26 June 2010

At the Cinema: Whatever Works

Whatever Works (Woody Allen/2009) USA/92mins. *****

After three trips to the UK and a stop-off in Spain, Woody's back in Manhattan with Whatever Works - another of his unlikely ageing neurotic-ditzy girl romantic pairings (as in Mighty Aphrodite). He's treading old territory here - literally, the film is a reworking of an unused '70s script intended for Zero Mostel. Larry David is a replacement Allen striking up a baffling courtship with Evan Rachel Woods' stray southerner. The usual neurotic ups-and-downs occur. David remotely spouts misanthropic Allenisms hoping we can't tell the difference. But everyone knows that Woody Allen is the best vessel for Woody Allen's words.

After being creatively absent from New York for the last five years it feels as if Allen has lost his feel for the city. His sense of place is stultifying. Recycling a script he's dusted off, he appears to be running through the motions just to meet his criteria of a film or two per year for the sake of it. It feels like a rush job, and it shows in its lazy editing and framing: too many medium shots of actors uninspiringly coupled together, nattering without much purpose about, well, simply doing what you want (this is the film's overarching position on relationships) proves tiresome after a while; and gaps for laughs to resound are non-existent. (Actually, so too are any really good gags.)

His New York hasn't felt as hemmed in since Another Woman, and his locations haven't felt as insular since September. But at least those films had some atmosphere, however restricting. (And September was filmed on a sound stage.) Although cinematographer Harris Savides compensates with some beautiful lighting, and finds ways to create mood in often-repeated locales. David is a clumsy Allen replica, fudging many of the one-liners that Allen would've delivered with zing. But Patricia Clarkson (as Evan Woods' mother) is good value, as ever, slipping from flustered religious flake to slick bohemian artiste with ease.
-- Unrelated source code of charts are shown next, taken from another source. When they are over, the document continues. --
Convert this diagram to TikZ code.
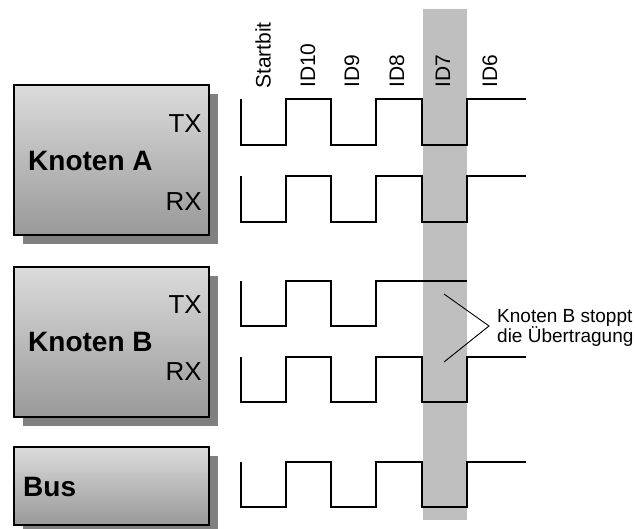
\documentclass[tikz,border=0pt]{standalone}
\usepackage{fontspec}
\setmainfont{Liberation Sans}
\usetikzlibrary{shadows}
\definecolor{boxtop}{gray}{0.86}
\definecolor{boxbot}{gray}{0.6}
\definecolor{shadowgray}{gray}{0.5}
\definecolor{bandgray}{gray}{0.75}
\tikzset{
  box/.style={draw=black, line width=1.5pt, inner sep=0pt, minimum width=195pt,
    top color=boxtop, bottom color=boxbot,
    drop shadow={shadow xshift=9pt, shadow yshift=-9pt, fill=shadowgray, opacity=1}},
  boxtitle/.style={anchor=west, inner sep=0pt, font=\fontsize{28}{32}\selectfont\bfseries},
  port/.style={anchor=east, inner sep=0pt, font=\fontsize{26}{30}\selectfont},
  bitlabel/.style={rotate=90, anchor=west, inner sep=0pt, font=\fontsize{21}{25}\selectfont},
  wave/.style={draw=black, line width=1.8pt, line join=miter},
  brace/.style={draw=black, line width=0.9pt},
  note/.style={anchor=north west, inner sep=0pt, align=left, font=\fontsize{19}{20}\selectfont}
}
\newcommand\fullwave[2]{%
  \draw[wave] (241,#1) |- (286,#2) |- (331,#1) |- (376,#2) |- (422,#1) |- (467,#2) |- (526,#1);}
\begin{document}
\begin{tikzpicture}[x=1pt,y=-1pt]
\useasboundingbox (0,0) rectangle (636,529);
% highlighted bit
\fill[bandgray] (423,9) rectangle (467,520);
% boxes
\node[box, minimum height=150pt] (A) at (111.5,160) {};
\node[box, minimum height=150pt] (B) at (111.5,342) {};
\node[box, minimum height=78pt] (Bus) at (111.5,486) {};
\node[boxtitle] (At) at (28,161) {Knoten A};
\node[port] (Atx) at (202,124) {TX};
\node[port] (Arx) at (202,202) {RX};
\node[boxtitle] (Bt) at (28,342) {Knoten B};
\node[port] (Btx) at (202,305) {TX};
\node[port] (Brx) at (202,372) {RX};
\node[boxtitle] (Bust) at (23,487) {Bus};
% bit labels
\node[bitlabel] (l0) at (263,89) {Startbit};
\node[bitlabel] (l1) at (308,88) {ID10};
\node[bitlabel] (l2) at (352,88) {ID9};
\node[bitlabel] (l3) at (397,88) {ID8};
\node[bitlabel] (l4) at (443,88) {ID7};
\node[bitlabel] (l5) at (490,88) {ID6};
% waveforms
\fullwave{99}{145}
\fullwave{176}{222}
\draw[wave] (241,281) |- (286,326) |- (331,281) |- (376,326) |- (467,281);
\fullwave{357}{402}
\fullwave{462}{507}
% annotation
\coordinate (b1) at (444,294);
\coordinate (b2) at (489,326);
\coordinate (b3) at (444,362);
\draw[brace] (b1) -- (b2) -- (b3);
\node[note] (n) at (497,309.5) {Knoten B stoppt\\die Übertragung};
\end{tikzpicture}
\end{document}
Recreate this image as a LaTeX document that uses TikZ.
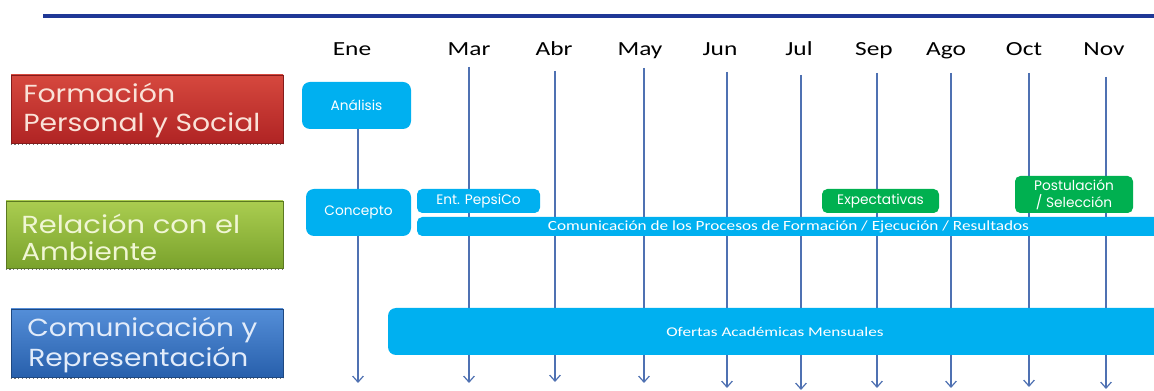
\documentclass[tikz,border=0pt]{standalone}
\usepackage{fontspec}
\usepackage{graphicx}
\setmainfont{Carlito}
\newfontfamily\gothic{Poppins}
\usetikzlibrary{arrows.meta}
\definecolor{topline}{RGB}{31,56,150}
\definecolor{linec}{RGB}{79,113,178}
\definecolor{cyanbox}{RGB}{0,176,240}
\definecolor{greenbox}{RGB}{0,176,80}
\definecolor{redtop}{RGB}{214,72,62}
\definecolor{redbot}{RGB}{176,36,36}
\definecolor{grntop}{RGB}{170,205,80}
\definecolor{grnbot}{RGB}{122,162,44}
\definecolor{blutop}{RGB}{84,142,216}
\definecolor{blubot}{RGB}{40,96,172}
\definecolor{redtxt}{RGB}{250,226,216}
\definecolor{grntxt}{RGB}{240,246,212}
\definecolor{blutxt}{RGB}{226,236,250}
\newcommand{\fitw}[2]{\resizebox{#1}{\height}{#2}}
\newcommand{\hs}[2]{\scalebox{#1}[1]{#2}}
\begin{document}
\begin{tikzpicture}[x=0.75pt,y=-0.75pt,
  catbox/.style n args={2}{rectangle, inner sep=0pt, minimum width=204pt, minimum height=51pt,
     top color=#1, bottom color=#2, draw=#2!75!black, line width=0.4pt},
  cattext/.style={anchor=base west, inner sep=0pt, font=\gothic\fontsize{18.5}{18.5}\selectfont, text=#1},
  month/.style={anchor=base, inner sep=0pt, font=\fontsize{15}{15}\selectfont, text=black},
  vline/.style={draw=linec, line width=0.9pt, -{Straight Barb[length=4.5pt,width=8pt]}},
  shadowline/.style={draw=black!55, dotted, line width=0.8pt},
  bigbox/.style={rectangle, rounded corners=6pt, fill=cyanbox, inner sep=0pt,
     minimum height=35.25pt, text=white, font=\gothic\fontsize{10.3}{12}\selectfont},
  smallbox/.style={rectangle, rounded corners=4pt, fill=#1, inner sep=0pt,
     minimum height=18pt, text=white, font=\gothic\fontsize{10.3}{12.75}\selectfont},
  barbox/.style={rectangle, rounded corners=4pt, fill=cyanbox, inner sep=0pt, text=white,
     font=\fontsize{10.5}{12}\selectfont}
]
\clip (0,0) rectangle (1154,391);
\fill[white] (0,0) rectangle (1154,391);

% top rule
\coordinate (rule-l) at (43,16);
\coordinate (rule-r) at (1154,16);
\draw[topline, line width=3pt] (rule-l) -- (rule-r);

% category boxes
\node[catbox={redtop}{redbot}] (formacion) at (147,109) {};
\draw[shadowline] ([yshift=-1pt]formacion.south west) -- ([yshift=-1pt]formacion.south east);
\node[cattext=redtxt] (formacion-1) at (23,103) {\fitw{114pt}{Formación}};
\node[cattext=redtxt] (formacion-2) at (23,132) {\fitw{177.75pt}{Personal y Social}};

\node[catbox={grntop}{grnbot}, minimum width=207.75pt, minimum height=50.25pt] (relacion) at (144.5,234.5) {};
\draw[shadowline] ([yshift=-1pt]relacion.south west) -- ([yshift=-1pt]relacion.south east);
\node[cattext=grntxt] (relacion-1) at (21,234) {\fitw{164.25pt}{Relación con el}};
\node[cattext=grntxt] (relacion-2) at (21,261) {\fitw{102pt}{Ambiente}};

\node[catbox={blutop}{blubot}] (comunicacion) at (147,343) {};
\draw[shadowline] ([yshift=-1pt]comunicacion.south west) -- ([yshift=-1pt]comunicacion.south east);
\node[cattext=blutxt] (comunicacion-1) at (27,337) {\fitw{172.5pt}{Comunicación y}};
\node[cattext=blutxt] (comunicacion-2) at (28,367) {\fitw{165pt}{Representación}};

% months and their lines
\node[month] (ene) at (352,56) {\hs{1.27}{Ene}};
\foreach \n/\lab/\lx/\x/\t/\b in {
  mar/Mar/469/469/67/383,
  abr/Abr/554/555/71/382,
  may/May/640/644/68/383,
  jun/Jun/720/727/72/388,
  jul/Jul/799/801/75/390,
  sep/Sep/874/877/73/388,
  ago/Ago/946/951/73/388,
  oct/Oct/1024/1029/73/387,
  nov/Nov/1104/1106/77/389}{
  \node[month] (\n) at (\lx,56) {\hs{1.27}{\lab}};
  \coordinate (\n-top) at (\x,\t);
  \coordinate (\n-end) at (\x,\b);
  \draw[vline] (\n-top) -- (\n-end);
}

% Ene column
\node[bigbox, minimum width=81.75pt] (analisis) at (356.5,105.5) {Análisis};
\coordinate (ene-end) at (358,383);
\draw[vline] (analisis.south -| ene-end) -- (ene-end);
\node[bigbox, minimum width=78.75pt] (concepto) at (358.5,212.5) {Concepto};

% relation row
\node[smallbox=cyanbox, minimum width=92.25pt] (pepsico) at (478.5,201) {Ent. PepsiCo};
\node[barbox, minimum width=557.25pt, minimum height=14.25pt] (procesos) at (788.5,226.5)
  {\hs{1.23}{Comunicación de los Procesos de Formación / Ejecución / Resultados}};
\node[smallbox=greenbox, minimum width=87.75pt] (expectativas) at (880.5,201) {Expectativas};
\node[smallbox=greenbox, minimum width=88.5pt, minimum height=27.75pt, align=center]
  (postulacion) at (1074,194.5) {Postulación\\/ Selección};

% communication row
\node[barbox, rounded corners=6pt, minimum width=580.5pt, minimum height=35.25pt,
  font=\fontsize{10}{12}\selectfont] (ofertas) at (775,331.5) {\hs{1.29}{Ofertas Académicas Mensuales}};
\end{tikzpicture}
\end{document}
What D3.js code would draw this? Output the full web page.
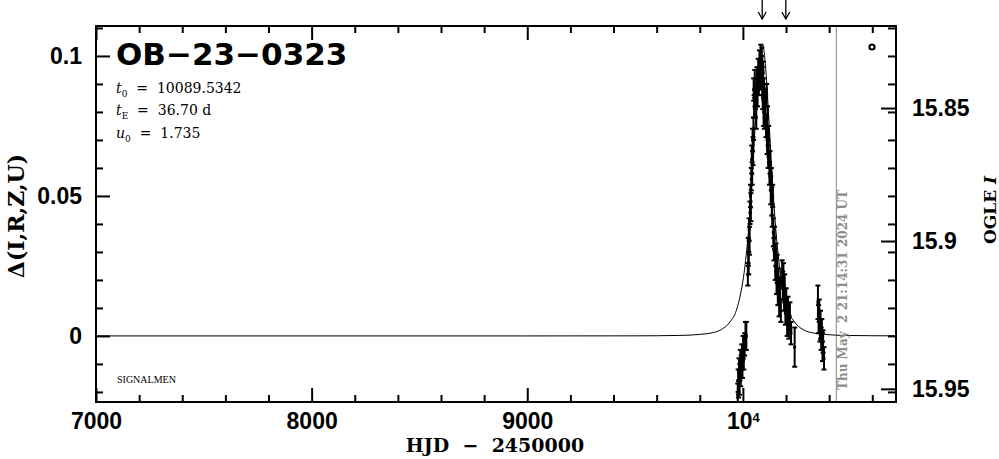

The film takes a dim view of yee-haw Southern folk just so it can parade the brand of intellectually superior New Yorkers as the desired type of snob Allen only sees fit to populate the city with. (And he doesn't even seem that interested in them, either.) He's also still fixated on the idea that remodelling naive women into ideal, though improbable, sparring partners is fascinating (something '80s Woody essayed with far more self-deprecation and wit). Whatever he's saying here is conveyed with half-hearted opinion. This is listless, stationary Woody stuck on repeat. He's too reliant on old ideas. Instead of resuscitating discarded scripts he should've adapted one of his truly hilarious short stories from his Complete Prose collection: 'The Kugelmass Episode' would make a great movie. Time to get back to the real funny, Woody.